This week, Twitch acknowledged a massive hack of their internal network. These types of announcements have become fairly standard, but sometimes the details of a breach can make one instance more interesting than others. In the case of the Twitch breach, the type of information that made its way out to the public makes it fascinating. Rather than only personal information like usernames and passwords, these hackers gained access to very Twitch-specific information.
However, there is the possibility that encrypted passwords may have been exposed, so changing your password and enabling two-factor authentication is a good idea.
Some of the data that make Twitch unique is its content creator payouts, and that is one of the big data caches that made their way to 4chan in a 125 GB torrent.
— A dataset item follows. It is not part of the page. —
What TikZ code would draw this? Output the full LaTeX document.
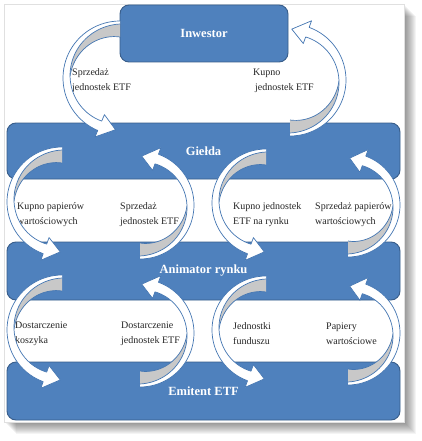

In fact, payout data dating back to 2019 were in this release, showing who the top paid content creators were in 2019 and 2020. The validity of this data was immediately put into question, especially considering the incredibly bad idea that is having this data on a server available to the outside world. But, Video Games Chronicle claims to have confirmed the information with an anonymous Twitch employee.
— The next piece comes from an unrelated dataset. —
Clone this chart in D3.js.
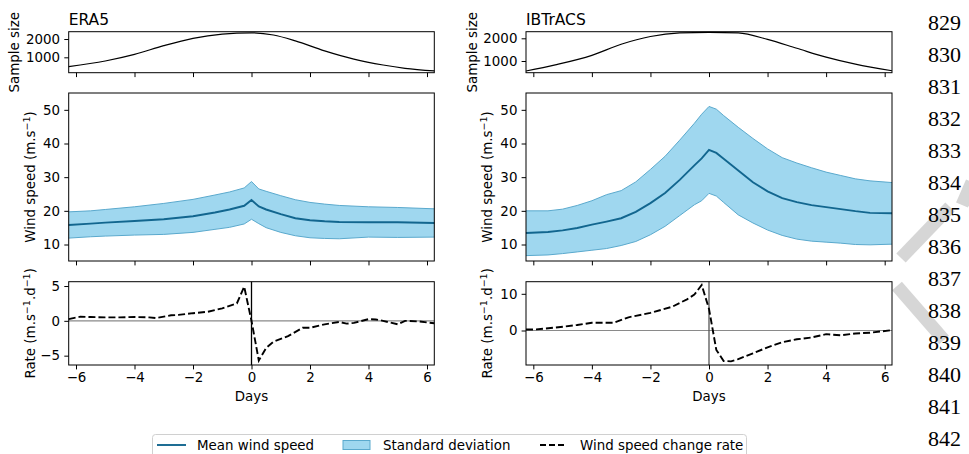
<html>

<head>
  <meta charset="utf-8">
  <script src="https://d3js.org/d3.v7.min.js"></script>
  <style>
    body {
      margin: 0;
      background: #fff;
    }

    svg text {
      font-family: "DejaVu Sans", sans-serif;
      fill: #000;
    }

    .lineno {
      font-family: "Liberation Serif", serif;
    }
  </style>
</head>

<body>
  <svg id="chart" width="969" height="454"></svg>

  <script>
    // ---- data ----
    const dayTicks = [-6, -4, -2, 0, 2, 4, 6];
    const sizeTicks = [1000, 2000];
    const speedTicks = [10, 20, 30, 40, 50];
    const era5RateTicks = [-5, 0, 5];
    const ibtracsRateTicks = [0, 10];

    // sample size
    const era5SizeDays = [-6.25, -5, -4, -3, -2, -1, 0, 0.75, 1.5, 2.5, 3.5, 4.5, 5.25, 6.25];
    const era5Size = [490, 800, 1160, 1640, 2040, 2270, 2340, 2220, 1900, 1350, 900, 580, 400, 255];
    const ibtracsSizeDays = [-6.25, -5.25, -4, -3, -2, -1, 0, 1, 2, 3, 4, 5, 6.25];
    const ibtracsSize = [560, 830, 1250, 1740, 2080, 2235, 2260, 2235, 1950, 1560, 1170, 860, 570];

    // wind speed mean +/- std
    const era5Days = [-6.25, -5.5, -5, -4, -3, -2, -1.25, -0.75, -0.25, 0, 0.25, 0.5, 1, 1.5, 2, 2.5, 3, 4, 5, 6.25];
    const era5Mean = [15.8, 16.2, 16.5, 17.0, 17.5, 18.4, 19.5, 20.4, 21.5, 23.2, 21.3, 20.4, 19.0, 17.8, 17.2, 16.9, 16.7, 16.6, 16.6, 16.4];
    const era5Upper = [19.7, 20.0, 20.4, 21.2, 22.2, 23.4, 24.7, 25.6, 26.8, 28.7, 26.5, 25.8, 24.5, 23.3, 22.5, 22.0, 21.6, 21.2, 21.0, 20.6];
    const era5Lower = [11.9, 12.3, 12.5, 12.8, 13.0, 13.6, 14.5, 15.1, 16.1, 17.5, 16.2, 15.0, 13.6, 12.6, 12.0, 11.8, 11.7, 12.2, 12.1, 12.2];

    const ibtracsDays = [-6.25, -5.5, -5, -4.5, -4, -3.5, -3, -2.5, -2, -1.5, -1, -0.5, -0.25, 0, 0.25, 0.5, 1, 1.5, 2, 2.5, 3, 3.5, 4, 4.5, 5, 5.5, 6.25];
    const ibtracsMean = [13.4, 13.7, 14.2, 14.9, 15.9, 16.8, 17.8, 19.7, 22.3, 25.3, 29.2, 33.5, 35.6, 38.1, 37.2, 35.5, 32.0, 28.5, 25.8, 23.8, 22.6, 21.7, 21.1, 20.5, 19.9, 19.4, 19.3];
    const ibtracsUpper = [20.0, 20.0, 20.5, 21.6, 23.0, 24.8, 26.0, 28.6, 32.3, 36.2, 41.0, 46.0, 48.7, 51.0, 50.2, 48.3, 44.8, 41.5, 38.4, 35.8, 34.2, 32.8, 31.5, 30.5, 29.5, 28.9, 28.4];
    const ibtracsLower = [6.7, 6.9, 7.3, 7.8, 8.3, 8.8, 9.7, 10.9, 12.9, 15.4, 18.6, 21.8, 23.0, 25.2, 24.4, 22.5, 18.8, 16.4, 14.3, 12.7, 11.6, 11.0, 10.7, 10.4, 10.0, 9.9, 10.1];

    // change rate
    const era5RateDays = [-6.25, -5.85, -5.5, -5, -4.5, -4, -3.5, -3.25, -2.75, -2.5, -2, -1.5, -1, -0.5, -0.25, 0, 0.25, 0.5, 0.75, 1.25, 1.75, 2, 2.5, 3, 3.25, 3.5, 4, 4.25, 4.5, 5, 5.25, 5.75, 6.25];
    const era5Rate = [0.25, 0.6, 0.55, 0.5, 0.5, 0.55, 0.5, 0.4, 0.8, 0.85, 1.1, 1.3, 1.8, 2.5, 4.9, 0.0, -5.7, -3.9, -3.0, -2.2, -1.0, -1.0, -0.5, -0.15, -0.4, -0.3, 0.25, 0.2, 0.0, -0.5, 0.0, -0.1, -0.35];
    const ibtracsRateDays = [-6.25, -5.9, -5.25, -4.5, -4, -3.25, -2.75, -2.5, -2, -1.25, -0.75, -0.5, -0.25, 0, 0.25, 0.5, 0.75, 1, 1.5, 2, 2.5, 3, 3.5, 4, 4.5, 5, 5.5, 6.25];
    const ibtracsRate = [0.27, 0.3, 0.8, 1.5, 2.1, 2.1, 3.6, 4.0, 4.8, 6.5, 8.5, 9.8, 12.4, 5.9, -5.3, -8.3, -8.4, -7.8, -6.2, -4.6, -3.2, -2.4, -1.9, -1.0, -1.3, -0.8, -0.6, 0.1];

    const lineNumbers = [829, 830, 831, 832, 833, 834, 835, 836, 837, 838, 839, 840, 841, 842];

    // ---- layout ----
    const svg = d3.select("svg#chart");
    const fontSize = 13.4;
    const rows = { size: [31.7, 72.7], speed: [93, 261], rate: [281.7, 365] };
    const bandFill = "#9fd7ef";
    const bandEdge = "#5aa9cd";
    const meanColor = "#12668f";

    const zip = (a, b) => a.map((d, i) => [d, b[i]]);

    // watermark strokes behind the line numbers
    svg.append("g").attr("id", "watermark")
      .selectAll("path")
      .data(["M972,182 L962,205", "M950,207 L901,258", "M897,286 L944,340"])
      .join("path")
      .attr("d", d => d)
      .attr("stroke", "#d6d6d6")
      .attr("stroke-width", 13)
      .attr("fill", "none");

    svg.append("g").selectAll("text.lineno")
      .data(lineNumbers)
      .join("text")
      .attr("class", "lineno")
      .attr("x", 928)
      .attr("y", (d, i) => 30 + i * 32)
      .style("font-size", "22px")
      .text(d => d);

    function styleAxis(g) {
      g.select(".domain").remove();
      g.selectAll(".tick line").attr("stroke", "#000").attr("stroke-width", 1);
      g.selectAll(".tick text")
        .style("font-family", "DejaVu Sans")
        .style("font-size", fontSize + "px")
        .attr("fill", "#000");
    }

    function addYLabel(x, y, parts) {
      let t = svg.append("text")
        .attr("transform", `translate(${x},${y}) rotate(-90)`)
        .attr("text-anchor", "middle")
        .style("font-size", fontSize + "px");
      parts.forEach(p => {
        let sup = p[1];
        t.append("tspan")
          .attr("dy", sup ? -5 : (p[2] || 0))
          .style("font-size", sup ? "9.5px" : null)
          .text(p[0]);
      });
    }

    function drawColumn(c) {
      let x = d3.scaleLinear().domain([-6.25, 6.25]).range(c.xRange);
      let [x0, x1] = c.xRange;

      // title
      svg.append("text")
        .attr("x", x0)
        .attr("y", 25)
        .style("font-size", "15.5px")
        .text(c.title);

      // sample size
      let ySize = d3.scaleLinear().domain(c.sizeDomain).range([rows.size[1], rows.size[0]]);
      let gSize = svg.append("g");
      gSize.append("path")
        .datum(zip(c.sizeDays, c.size))
        .attr("d", d3.line().curve(d3.curveMonotoneX).x(d => x(d[0])).y(d => ySize(d[1])))
        .attr("fill", "none")
        .attr("stroke", "#000")
        .attr("stroke-width", 1.2);

      // wind speed
      let ySpeed = d3.scaleLinear().domain([5.1, 55]).range([rows.speed[1], rows.speed[0]]);
      let gSpeed = svg.append("g");
      let band = c.days.map((d, i) => [d, c.lower[i], c.upper[i]]);
      gSpeed.append("path")
        .datum(band)
        .attr("d", d3.area().x(d => x(d[0])).y0(d => ySpeed(d[1])).y1(d => ySpeed(d[2])))
        .attr("fill", bandFill);
      [c.lower, c.upper].forEach(arr => {
        gSpeed.append("path")
          .datum(zip(c.days, arr))
          .attr("d", d3.line().x(d => x(d[0])).y(d => ySpeed(d[1])))
          .attr("fill", "none")
          .attr("stroke", bandEdge)
          .attr("stroke-width", 1);
      });
      gSpeed.append("path")
        .datum(zip(c.days, c.mean))
        .attr("d", d3.line().x(d => x(d[0])).y(d => ySpeed(d[1])))
        .attr("fill", "none")
        .attr("stroke", meanColor)
        .attr("stroke-width", 1.9);

      // change rate
      let yRate = d3.scaleLinear().domain(c.rateDomain).range([rows.rate[1], rows.rate[0]]);
      let gRate = svg.append("g");
      gRate.append("line")
        .attr("x1", x0).attr("x2", x1)
        .attr("y1", yRate(0)).attr("y2", yRate(0))
        .attr("stroke", "#8a8a8a")
        .attr("stroke-width", 1.2);
      gRate.append("line")
        .attr("x1", x(0)).attr("x2", x(0))
        .attr("y1", rows.rate[0]).attr("y2", rows.rate[1])
        .attr("stroke", c.vColor)
        .attr("stroke-width", 1.3);
      gRate.append("path")
        .datum(zip(c.rateDays, c.rate))
        .attr("d", d3.line().x(d => x(d[0])).y(d => yRate(d[1])))
        .attr("fill", "none")
        .attr("stroke", "#000")
        .attr("stroke-width", 1.9)
        .attr("stroke-dasharray", "7,3");

      // frames and axes
      [[rows.size, ySize, sizeTicks], [rows.speed, ySpeed, speedTicks], [rows.rate, yRate, c.rateTicks]]
        .forEach(([r, ys, ticks], i) => {
          svg.append("rect")
            .attr("x", x0).attr("y", r[0])
            .attr("width", x1 - x0).attr("height", r[1] - r[0])
            .attr("fill", "none")
            .attr("stroke", "#000")
            .attr("stroke-width", 1);

          svg.append("g")
            .attr("transform", `translate(${x0},0)`)
            .call(d3.axisLeft(ys).tickValues(ticks).tickSize(4.4).tickPadding(4.2).tickFormat(d3.format("d")))
            .call(styleAxis);

          let xa = d3.axisBottom(x).tickValues(dayTicks).tickSize(4.4).tickPadding(3.5);
          if (i < 2) xa.tickFormat("");
          else xa.tickFormat(d3.format("d"));
          svg.append("g")
            .attr("transform", `translate(0,${r[1]})`)
            .call(xa)
            .call(styleAxis);
        });

      // axis labels
      svg.append("text")
        .attr("x", (x0 + x1) / 2)
        .attr("y", 400.5)
        .attr("text-anchor", "middle")
        .style("font-size", fontSize + "px")
        .text("Days");

      addYLabel(x0 - c.sizeLabelOff, (rows.size[0] + rows.size[1]) / 2, [["Sample size"]]);
      addYLabel(x0 - 34, (rows.speed[0] + rows.speed[1]) / 2, [["Wind speed (m.s"], ["−1", true], [")", false, 5]]);
      addYLabel(x0 - 34, (rows.rate[0] + rows.rate[1]) / 2, [["Rate (m.s"], ["−1", true], [".d", false, 5], ["−1", true], [")", false, 5]]);
    }

    drawColumn({
      title: "ERA5",
      xRange: [68.7, 434.3],
      sizeDomain: [160, 2400],
      sizeDays: era5SizeDays, size: era5Size,
      days: era5Days, mean: era5Mean, upper: era5Upper, lower: era5Lower,
      rateDays: era5RateDays, rate: era5Rate,
      rateDomain: [-6.34, 5.62], rateTicks: era5RateTicks,
      vColor: "#000",
      sizeLabelOff: 50
    });

    drawColumn({
      title: "IBTrACS",
      xRange: [526, 892],
      sizeDomain: [485, 2291],
      sizeDays: ibtracsSizeDays, size: ibtracsSize,
      days: ibtracsDays, mean: ibtracsMean, upper: ibtracsUpper, lower: ibtracsLower,
      rateDays: ibtracsRateDays, rate: ibtracsRate,
      rateDomain: [-9.4, 13.3], rateTicks: ibtracsRateTicks,
      vColor: "#555",
      sizeLabelOff: 49.5
    });

    // legend
    const legendItems = ["Mean wind speed", "Standard deviation", "Wind speed change rate"];
    const legendX = [157, 343, 540];
    const legend = svg.append("g").attr("id", "legend");
    legend.append("rect")
      .attr("x", 152.5).attr("y", 434.5)
      .attr("width", 594).attr("height", 30)
      .attr("rx", 3)
      .attr("fill", "#fff")
      .attr("stroke", "#d0d0d0");
    legend.append("line")
      .attr("x1", legendX[0]).attr("x2", legendX[0] + 29)
      .attr("y1", 445).attr("y2", 445)
      .attr("stroke", meanColor).attr("stroke-width", 1.9);
    legend.append("rect")
      .attr("x", legendX[1]).attr("y", 440.5)
      .attr("width", 27).attr("height", 9)
      .attr("fill", bandFill).attr("stroke", bandEdge);
    legend.append("line")
      .attr("x1", legendX[2]).attr("x2", legendX[2] + 27)
      .attr("y1", 445).attr("y2", 445)
      .attr("stroke", "#000").attr("stroke-width", 1.9)
      .attr("stroke-dasharray", "6,3");
    legend.selectAll("text")
      .data(legendItems)
      .join("text")
      .attr("x", (d, i) => legendX[i] + 40)
      .attr("y", 449.5)
      .style("font-size", fontSize + "px")
      .text(d => d);
  </script>
</body>

</html>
Through this data, we can see that the top creator within the time period of Aug 2019 - Oct 2021 was paid nearly $10 million, with the next closest being $8.5 million, and then a steep drop to $5.8 million for third place. However, what we can learn from this information is that the top performers are earning a ton of cash from the company for streaming on the platform.
It's important to note that, while the numbers have been made public, it's not clear whether or not any other financial information was exposed, such as payment details (bank account and routing numbers).
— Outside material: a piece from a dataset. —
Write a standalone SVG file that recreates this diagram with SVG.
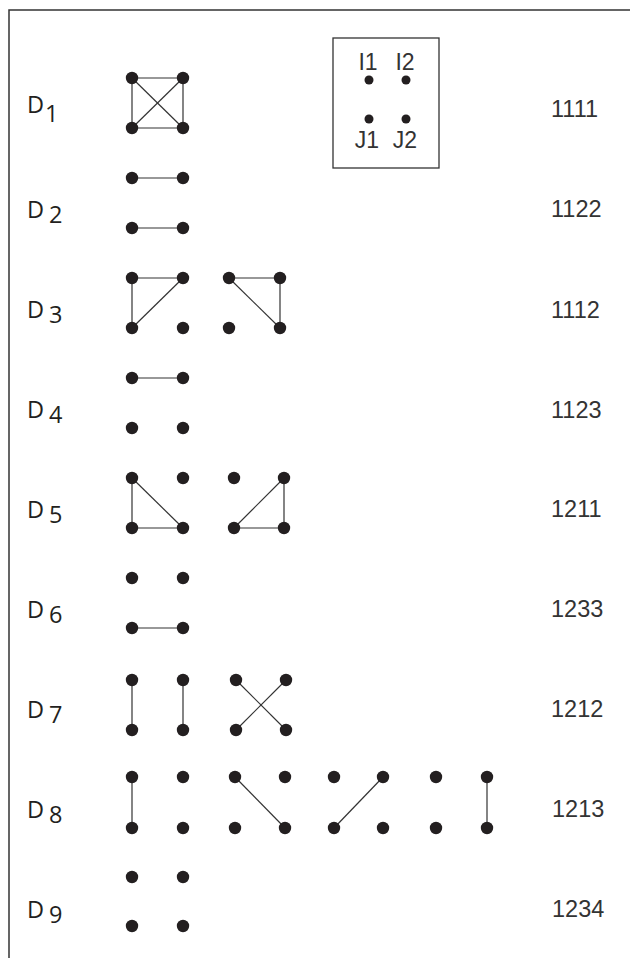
<svg xmlns="http://www.w3.org/2000/svg" width="630" height="958" viewBox="0 0 630 958">
<style>
.frame{fill:none;stroke:#333;stroke-width:1.5}
.dot{fill:#231f20}
.sdot{fill:#231f20}
.edge{stroke:#333;stroke-width:1.2;fill:none}
.dl{font-family:"Open Sans","Noto Sans",sans-serif;font-size:23.5px;fill:#231f20}
.num{font-family:"Liberation Sans",Arial,sans-serif;font-size:23.5px;fill:#333}
.leg{font-family:"Liberation Sans",Arial,sans-serif;font-size:23px;fill:#333;text-anchor:middle}
</style>
<rect width="630" height="958" fill="#fff"/>
<g id="frame">
<path class="frame" d="M9,958 V10 H630"/>
</g>
<g id="connectors">
<line class="edge" x1="132" y1="78" x2="183" y2="78"/>
<line class="edge" x1="132" y1="128" x2="183" y2="128"/>
<line class="edge" x1="132" y1="78" x2="132" y2="128"/>
<line class="edge" x1="183" y1="78" x2="183" y2="128"/>
<line class="edge" x1="132" y1="78" x2="183" y2="128"/>
<line class="edge" x1="183" y1="78" x2="132" y2="128"/>
<line class="edge" x1="132" y1="178" x2="183" y2="178"/>
<line class="edge" x1="132" y1="228" x2="183" y2="228"/>
<line class="edge" x1="132" y1="278" x2="183" y2="278"/>
<line class="edge" x1="132" y1="278" x2="132" y2="328"/>
<line class="edge" x1="183" y1="278" x2="132" y2="328"/>
<line class="edge" x1="229" y1="278" x2="280" y2="278"/>
<line class="edge" x1="280" y1="278" x2="280" y2="328"/>
<line class="edge" x1="229" y1="278" x2="280" y2="328"/>
<line class="edge" x1="132" y1="378" x2="183" y2="378"/>
<line class="edge" x1="132" y1="478" x2="132" y2="528"/>
<line class="edge" x1="132" y1="528" x2="183" y2="528"/>
<line class="edge" x1="132" y1="478" x2="183" y2="528"/>
<line class="edge" x1="284" y1="478" x2="284" y2="528"/>
<line class="edge" x1="234" y1="528" x2="284" y2="528"/>
<line class="edge" x1="284" y1="478" x2="234" y2="528"/>
<line class="edge" x1="132" y1="628" x2="183" y2="628"/>
<line class="edge" x1="132" y1="680" x2="132" y2="730"/>
<line class="edge" x1="183" y1="680" x2="183" y2="730"/>
<line class="edge" x1="236" y1="680" x2="286" y2="730"/>
<line class="edge" x1="286" y1="680" x2="236" y2="730"/>
<line class="edge" x1="132" y1="777" x2="132" y2="828"/>
<line class="edge" x1="235" y1="777" x2="285" y2="828"/>
<line class="edge" x1="383" y1="777" x2="334" y2="828"/>
<line class="edge" x1="487" y1="777" x2="487" y2="828"/>
</g>
<g id="legend">
<rect x="333" y="38" width="106" height="130" fill="none" stroke="#333" stroke-width="1.3"/>
<text class="leg" x="368" y="70">I1</text>
<text class="leg" x="405" y="70">I2</text>
<text class="leg" x="367" y="148">J1</text>
<text class="leg" x="405" y="148">J2</text>
<circle class="sdot" cx="369" cy="80" r="4.5"/>
<circle class="sdot" cx="406" cy="80" r="4.5"/>
<circle class="sdot" cx="369" cy="119" r="4.5"/>
<circle class="sdot" cx="406" cy="119" r="4.5"/>
</g>
<g id="D1">
<text class="dl" x="27" y="113">D<tspan x="45" y="122">1</tspan></text>
<circle class="dot" cx="132" cy="78" r="6.2"/><circle class="dot" cx="183" cy="78" r="6.2"/>
<circle class="dot" cx="132" cy="128" r="6.2"/><circle class="dot" cx="183" cy="128" r="6.2"/>
<text class="num" x="551" y="117">1111</text>
</g>
<g id="D2">
<text class="dl" x="27" y="218">D<tspan x="49" y="223">2</tspan></text>
<circle class="dot" cx="132" cy="178" r="6.2"/><circle class="dot" cx="183" cy="178" r="6.2"/>
<circle class="dot" cx="132" cy="228" r="6.2"/><circle class="dot" cx="183" cy="228" r="6.2"/>
<text class="num" x="551" y="217">1122</text>
</g>
<g id="D3">
<text class="dl" x="27" y="318">D<tspan x="49" y="323">3</tspan></text>
<circle class="dot" cx="132" cy="278" r="6.2"/><circle class="dot" cx="183" cy="278" r="6.2"/>
<circle class="dot" cx="132" cy="328" r="6.2"/><circle class="dot" cx="183" cy="328" r="6.2"/>
<circle class="dot" cx="229" cy="278" r="6.2"/><circle class="dot" cx="280" cy="278" r="6.2"/>
<circle class="dot" cx="229" cy="328" r="6.2"/><circle class="dot" cx="280" cy="328" r="6.2"/>
<text class="num" x="551" y="318">1112</text>
</g>
<g id="D4">
<text class="dl" x="27" y="418">D<tspan x="49" y="423">4</tspan></text>
<circle class="dot" cx="132" cy="378" r="6.2"/><circle class="dot" cx="183" cy="378" r="6.2"/>
<circle class="dot" cx="132" cy="428" r="6.2"/><circle class="dot" cx="183" cy="428" r="6.2"/>
<text class="num" x="551" y="418">1123</text>
</g>
<g id="D5">
<text class="dl" x="27" y="518">D<tspan x="49" y="523">5</tspan></text>
<circle class="dot" cx="132" cy="478" r="6.2"/><circle class="dot" cx="183" cy="478" r="6.2"/>
<circle class="dot" cx="132" cy="528" r="6.2"/><circle class="dot" cx="183" cy="528" r="6.2"/>
<circle class="dot" cx="234" cy="478" r="6.2"/><circle class="dot" cx="284" cy="478" r="6.2"/>
<circle class="dot" cx="234" cy="528" r="6.2"/><circle class="dot" cx="284" cy="528" r="6.2"/>
<text class="num" x="551" y="517">1211</text>
</g>
<g id="D6">
<text class="dl" x="27" y="618">D<tspan x="49" y="623">6</tspan></text>
<circle class="dot" cx="132" cy="578" r="6.2"/><circle class="dot" cx="183" cy="578" r="6.2"/>
<circle class="dot" cx="132" cy="628" r="6.2"/><circle class="dot" cx="183" cy="628" r="6.2"/>
<text class="num" x="551" y="617">1233</text>
</g>
<g id="D7">
<text class="dl" x="27" y="718">D<tspan x="49" y="723">7</tspan></text>
<circle class="dot" cx="132" cy="680" r="6.2"/><circle class="dot" cx="183" cy="680" r="6.2"/>
<circle class="dot" cx="132" cy="730" r="6.2"/><circle class="dot" cx="183" cy="730" r="6.2"/>
<circle class="dot" cx="236" cy="680" r="6.2"/><circle class="dot" cx="286" cy="680" r="6.2"/>
<circle class="dot" cx="236" cy="730" r="6.2"/><circle class="dot" cx="286" cy="730" r="6.2"/>
<text class="num" x="551" y="717">1212</text>
</g>
<g id="D8">
<text class="dl" x="27" y="818">D<tspan x="49" y="823">8</tspan></text>
<circle class="dot" cx="132" cy="777" r="6.2"/><circle class="dot" cx="183" cy="777" r="6.2"/>
<circle class="dot" cx="132" cy="828" r="6.2"/><circle class="dot" cx="183" cy="828" r="6.2"/>
<circle class="dot" cx="235" cy="777" r="6.2"/><circle class="dot" cx="285" cy="777" r="6.2"/>
<circle class="dot" cx="235" cy="828" r="6.2"/><circle class="dot" cx="285" cy="828" r="6.2"/>
<circle class="dot" cx="334" cy="777" r="6.2"/><circle class="dot" cx="383" cy="777" r="6.2"/>
<circle class="dot" cx="334" cy="828" r="6.2"/><circle class="dot" cx="383" cy="828" r="6.2"/>
<circle class="dot" cx="436" cy="777" r="6.2"/><circle class="dot" cx="487" cy="777" r="6.2"/>
<circle class="dot" cx="436" cy="828" r="6.2"/><circle class="dot" cx="487" cy="828" r="6.2"/>
<text class="num" x="552" y="817">1213</text>
</g>
<g id="D9">
<text class="dl" x="27" y="918">D<tspan x="49" y="923">9</tspan></text>
<circle class="dot" cx="132" cy="877" r="6.2"/><circle class="dot" cx="183" cy="877" r="6.2"/>
<circle class="dot" cx="132" cy="926" r="6.2"/><circle class="dot" cx="183" cy="926" r="6.2"/>
<text class="num" x="552" y="917">1234</text>
</g>
</svg>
In addition to payout information, Twitch streaming keys were exposed. These keys are used for connecting streaming software, like our own Livestream Studio, to the service. Now, some software allows you to dynamically manage this information, such as Livestream Studio and Restream. On the other hand, some require you to enter the key manually. For those who use the manual process, ALL streaming keys have been reset. This means that you'll need to reconfigure your software.
The Unknown Factor
There are two issues that prevent us from knowing exactly what else will be affected by this breach. The first issue is that the cache is 125 GB, which is a ton of information. It's going to take a while, certainly more than a week, to go through everything that was released to determine what is there. Security experts are going through it now and will have a better idea of the direct impact soon.
The biggest issue, however, is that the hacker (or original poster) claims that this is not the complete collection of data. It's possible that there is more information that is waiting to be released in the future, or possibly sold for profit on the dark web.
This is a very big breach, whether or not this is the only release. We will keep an eye on what happens in the future.